> _Directions_
Determine how many lines of the material hold the string "this" and reply with only that number.
##### Entries supplied
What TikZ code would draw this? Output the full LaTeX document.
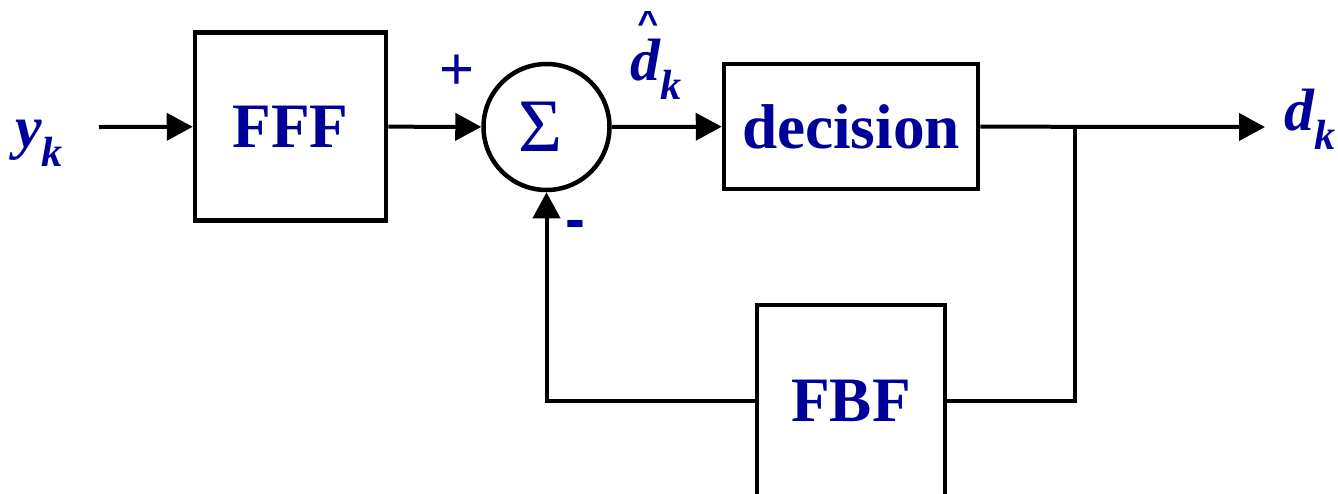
\documentclass[tikz,border=0pt]{standalone}
\usepackage{fontspec}
\setmainfont{Liberation Serif}
\setsansfont{Liberation Sans}
\usepackage{tikz}
\usetikzlibrary{arrows.meta, positioning}
\definecolor{blueLabel}{RGB}{0,0,153}
\newcommand{\subidx}[1]{\raisebox{-0.38cm}{\fontsize{24}{24}\selectfont #1}}

\begin{document}
\begin{tikzpicture}[
    block/.style={draw=black, line width=0.09cm, align=center, text=blueLabel, font=\fontsize{36}{36}\selectfont\bfseries},
    sumnode/.style={draw=black, circle, line width=0.09cm, minimum size=2.52cm, inner sep=0pt, text=blueLabel, font=\fontsize{43}{43}\selectfont},
    lbl/.style={text=blueLabel, inner sep=0pt, font=\fontsize{34}{34}\selectfont\bfseries\itshape},
    sign/.style={text=blueLabel, inner sep=0pt, font=\sffamily},
    arrow/.style={line width=0.08cm, -{Triangle[length=0.52cm, width=0.54cm]}},
    wire/.style={line width=0.08cm}
]
    \useasboundingbox (0,0) rectangle (26.76,-9.86);

    \node[block, minimum width=3.82cm, minimum height=3.76cm] (fff) at (5.81, -2.53) {FFF};
    \node[sumnode] (sum) at (10.93, -2.54) {\hspace*{-0.25cm}Σ};
    \node[block, minimum width=5.08cm, minimum height=2.5cm] (dec) at (17.02, -2.53) {decision};
    \node[block, minimum width=3.76cm, minimum height=3.82cm] (fbf) at (17.02, -8.01) {FBF};

    % labels
    \node[lbl, anchor=base west] (yk) at (0.30, -2.94) {y\subidx{k}};
    \node[lbl, anchor=base west] (dhat) at (12.6, -1.6) {\raisebox{0.92cm}[0pt][0pt]{\makebox[0pt][l]{\hspace{0.14cm}\upshape\sffamily\bfseries\resizebox{0.42cm}{0.46cm}{\textasciicircum}}}d\subidx{k}};
    \node[lbl, anchor=base west] (dk) at (25.68, -2.6) {d\subidx{k}};
    \node[sign, font=\sffamily\fontsize{34}{34}\selectfont] (plus) at (9.14, -1.44) {+};
    \node[sign, font=\sffamily\bfseries\fontsize{34}{34}\selectfont] (minus) at (11.5, -4.6) {-};

    \coordinate (yin) at (1.98, -2.54);
    \coordinate (branch) at (21.5, -2.54);
    \coordinate (dout) at (25.3, -2.54);

    \draw[arrow] (yin) -- (fff);
    \draw[arrow] (fff) -- (sum);
    \draw[arrow] (sum) -- (dec);
    \draw[arrow] (dec) -- (dout);
    \draw[wire] (branch) |- (fbf.east);
    \draw[arrow] (fbf.west) -| (sum.south);
\end{tikzpicture}
\end{document}
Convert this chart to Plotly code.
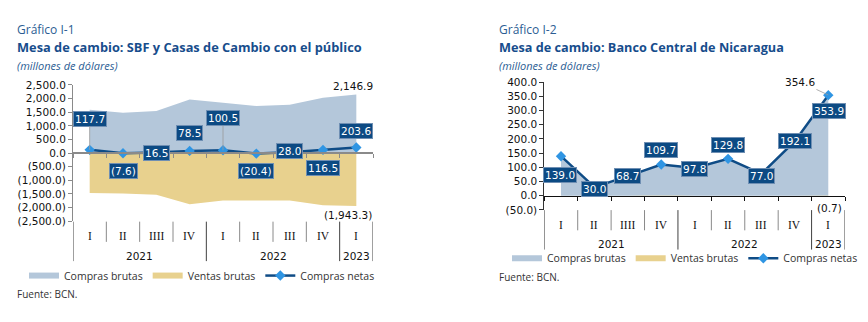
import plotly.graph_objects as go

# ---------------- data ----------------
quarters = ["I", "II", "IIII", "IV", "I", "II", "III", "IV", "I"]
years = ["2021", "2021", "2021", "2021", "2022", "2022", "2022", "2022", "2023"]

left_compras = [1585.0, 1478.0, 1545.0, 1962.0, 1846.0, 1725.0, 1770.0, 2030.0, 2146.9]
left_ventas = [-1467.3, -1485.6, -1528.5, -1883.5, -1745.5, -1745.4, -1742.0, -1913.5, -1943.3]
left_netas = [117.7, -7.6, 16.5, 78.5, 100.5, -20.4, 28.0, 116.5, 203.6]

right_compras = [139.0, 30.0, 68.7, 111.7, 97.8, 129.8, 77.0, 192.1, 354.6]
right_ventas = [0.0, 0.0, 0.0, -2.0, 0.0, 0.0, 0.0, 0.0, -0.7]
right_netas = [139.0, 30.0, 68.7, 109.7, 97.8, 129.8, 77.0, 192.1, 353.9]

left_yticks = [2500, 2000, 1500, 1000, 500, 0, -500, -1000, -1500, -2000, -2500]
right_yticks = [400, 350, 300, 250, 200, 150, 100, 50, 0, -50]

# ---------------- styling / layout constants ----------------
W, H = 868, 322
C_COMPRAS = "#b4c7da"
C_VENTAS = "#e8d18e"
C_LINE = "#0f4c86"
C_MARK = "#2f95e3"
C_BOX = "#0c4a83"
C_TITLE = "#174d8c"
NUM_FONT = "DejaVu Sans"
TXT_FONT = "Open Sans"

# label offsets in px (dx, dy up-positive) and leader-line flags
left_lbl = [(0, 31, True), (0, -18, False), (0, 0, False), (0, 18, False), (0, 32, True),
            (0, -17, False), (0, 1, False), (0, -18, False), (0, 17, False)]
right_lbl = [(-1, -19, False), (0, -2, False), (0, 0, False), (0, 15, False), (0, -1, False),
             (0, 14, False), (0, -2, False), (0, 0, False), (1, -16, False)]


def py(pix):
    return 1 - pix / H


def fmt(v, dec=1):
    s = f"{abs(v):,.{dec}f}"
    return f"({s})" if v < 0 else s


xpos = list(range(len(quarters)))
bounds = [i - 0.5 for i in range(len(quarters) + 1)]

fig = go.Figure()

panels = [
    dict(xa="x", ya="y", comp=left_compras, vent=left_ventas, net=left_netas, leg="legend"),
    dict(xa="x2", ya="y2", comp=right_compras, vent=right_ventas, net=right_netas, leg="legend2"),
]
for p in panels:
    fig.add_trace(go.Scatter(x=xpos, y=p["comp"], name="Compras brutas", mode="none",
                             fill="tozeroy", fillcolor=C_COMPRAS, xaxis=p["xa"], yaxis=p["ya"],
                             legend=p["leg"], hoverinfo="skip"))
    fig.add_trace(go.Scatter(x=xpos, y=p["vent"], name="Ventas brutas", mode="none",
                             fill="tozeroy", fillcolor=C_VENTAS, xaxis=p["xa"], yaxis=p["ya"],
                             legend=p["leg"], hoverinfo="skip"))
    fig.add_trace(go.Scatter(x=xpos, y=p["net"], name="Compras netas", mode="lines+markers",
                             line=dict(color=C_LINE, width=2.5),
                             marker=dict(symbol="diamond", size=8, color=C_MARK),
                             xaxis=p["xa"], yaxis=p["ya"], legend=p["leg"]))

annotations = []


def data_labels(xref, yref, vals, offs):
    for i, (v, (dx, dy, lead)) in enumerate(zip(vals, offs)):
        a = dict(x=xpos[i], y=v, xref=xref, yref=yref, text=fmt(v),
                 font=dict(family=NUM_FONT, size=10.5, color="white"),
                 bgcolor=C_BOX, bordercolor="#6f8fb3", borderwidth=1, borderpad=1)
        if lead:
            a.update(showarrow=True, arrowhead=0, arrowwidth=0.8, arrowcolor="#9a9a9a",
                     ax=dx, ay=-dy)
        else:
            a.update(showarrow=False, xshift=dx, yshift=dy)
        annotations.append(a)


data_labels("x", "y", left_netas, left_lbl)
data_labels("x2", "y2", right_netas, right_lbl)

plain = dict(font=dict(family=NUM_FONT, size=10.5, color="#111"))
annotations += [
    dict(x=xpos[-1], y=left_compras[-1], xref="x", yref="y", text=fmt(left_compras[-1]),
         showarrow=False, xshift=-3, yshift=9, **plain),
    dict(x=xpos[-1], y=left_ventas[-1], xref="x", yref="y", text=fmt(left_ventas[-1]),
         showarrow=False, xshift=-8, yshift=-9, **plain),
    dict(x=xpos[-1], y=right_compras[-1], xref="x2", yref="y2", text=fmt(right_compras[-1]),
         showarrow=True, arrowhead=0, arrowwidth=0.8, arrowcolor="#9a9a9a", ax=-28, ay=-13,
         **plain),
    dict(x=xpos[-1], y=right_ventas[-1], xref="x2", yref="y2", text=fmt(right_ventas[-1]),
         showarrow=False, xshift=1, yshift=-12, **plain),
]

shapes = []


def category_axis(xref, top, qy, yy, qbot, ybot):
    for i, q in enumerate(quarters):
        annotations.append(dict(x=xpos[i], y=py(qy), xref=xref, yref="paper", text=q,
                                showarrow=False, yanchor="middle",
                                font=dict(family="Liberation Serif", size=11.5, color="#111")))
    groups = {}
    for i, yv in enumerate(years):
        groups.setdefault(yv, []).append(xpos[i])
    for yv, xs in groups.items():
        annotations.append(dict(x=sum(xs) / len(xs), y=py(yy), xref=xref, yref="paper",
                                text=yv, showarrow=False, yanchor="middle",
                                font=dict(family=NUM_FONT, size=10.5, color="#111")))
    for k, b in enumerate(bounds):
        is_year = k == 0 or k == len(quarters) or years[k - 1] != years[k]
        shapes.append(dict(type="line", xref=xref, yref="paper", x0=b, x1=b,
                           y0=py(top), y1=py(ybot if is_year else qbot),
                           line=dict(color="#404040" if is_year else "#8a8a8a", width=1)))


category_axis("x", 224, 239, 260, 245, 265)
category_axis("x2", 212, 227, 247, 233, 253)


def title_block(x_px, num, title, tsize, fuente_y):
    annotations.extend([
        dict(x=x_px / W, y=py(24.5), xref="paper", yref="paper", text=num, showarrow=False,
             xanchor="left", yanchor="middle",
             font=dict(family=TXT_FONT, size=12, color="#2b5d93")),
        dict(x=x_px / W, y=py(42.5), xref="paper", yref="paper", text=title,
             showarrow=False, xanchor="left", yanchor="middle",
             font=dict(family=TXT_FONT, size=tsize, color=C_TITLE, weight=700)),
        dict(x=x_px / W, y=py(62), xref="paper", yref="paper",
             text="<i>(millones de dólares)</i>", showarrow=False, xanchor="left",
             yanchor="middle", font=dict(family=TXT_FONT, size=11, color="#2b5d93")),
        dict(x=x_px / W, y=py(fuente_y), xref="paper", yref="paper", text="Fuente: BCN.",
             showarrow=False, xanchor="left", yanchor="middle",
             font=dict(family=TXT_FONT, size=10, color="#333")),
    ])


title_block(15, "Gráfico I-1", "Mesa de cambio: SBF y Casas de Cambio con el público", 12.8, 299)
title_block(497, "Gráfico I-2", "Mesa de cambio: Banco Central de Nicaragua", 12.7, 281)

tickfont = dict(family=NUM_FONT, size=10.5, color="#111")


def xaxis(x0, x1, zero_pos, lcolor, lwidth):
    return dict(domain=[x0 / W, x1 / W], range=[-0.5, len(quarters) - 0.5], anchor="free",
                position=zero_pos, tickvals=bounds, ticks="outside", ticklen=4,
                tickcolor=lcolor, tickwidth=1, showticklabels=False, showline=True,
                linecolor=lcolor, linewidth=lwidth, showgrid=False, zeroline=False,
                fixedrange=True)


def yaxis(top_px, bot_px, rng, ticks, anchor, lcolor):
    return dict(domain=[py(bot_px), py(top_px)], range=rng, tickvals=ticks,
                ticktext=[fmt(t) for t in ticks], ticks="outside", ticklen=4,
                tickcolor=lcolor, showline=True, linecolor=lcolor, linewidth=1,
                showgrid=False, zeroline=False, tickfont=tickfont, anchor=anchor,
                fixedrange=True)


l_top, l_bot = 82, 223.5
r_top, r_bot = 79, 211.8
l_zero = py(l_top + (l_bot - l_top) * 2500 / 5000)
r_zero = py(r_top + (r_bot - r_top) * 400 / 450)

legend_common = dict(orientation="h", yanchor="middle", xanchor="left",
                     font=dict(family=TXT_FONT, size=10.5, color="#333"),
                     bgcolor="rgba(0,0,0,0)", itemclick=False, itemdoubleclick=False,
                     tracegroupgap=0)

fig.update_layout(
    width=W, height=H, margin=dict(l=0, r=0, t=0, b=0),
    paper_bgcolor="white", plot_bgcolor="white",
    xaxis=xaxis(73, 373, l_zero, "#8a8a8a", 2),
    yaxis=yaxis(l_top, l_bot, [-2500, 2500], left_yticks, "x", "#8a8a8a"),
    xaxis2=xaxis(544.3, 845, r_zero, "#111", 1),
    yaxis2=yaxis(r_top, r_bot, [-50, 400], right_yticks, "x2", "#333"),
    legend=dict(x=24 / W, y=py(280), **legend_common),
    legend2=dict(x=507 / W, y=py(262), **legend_common),
    annotations=annotations, shapes=shapes, showlegend=True,
)

fig.write_html("out.html")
##########
> _Task answer_
2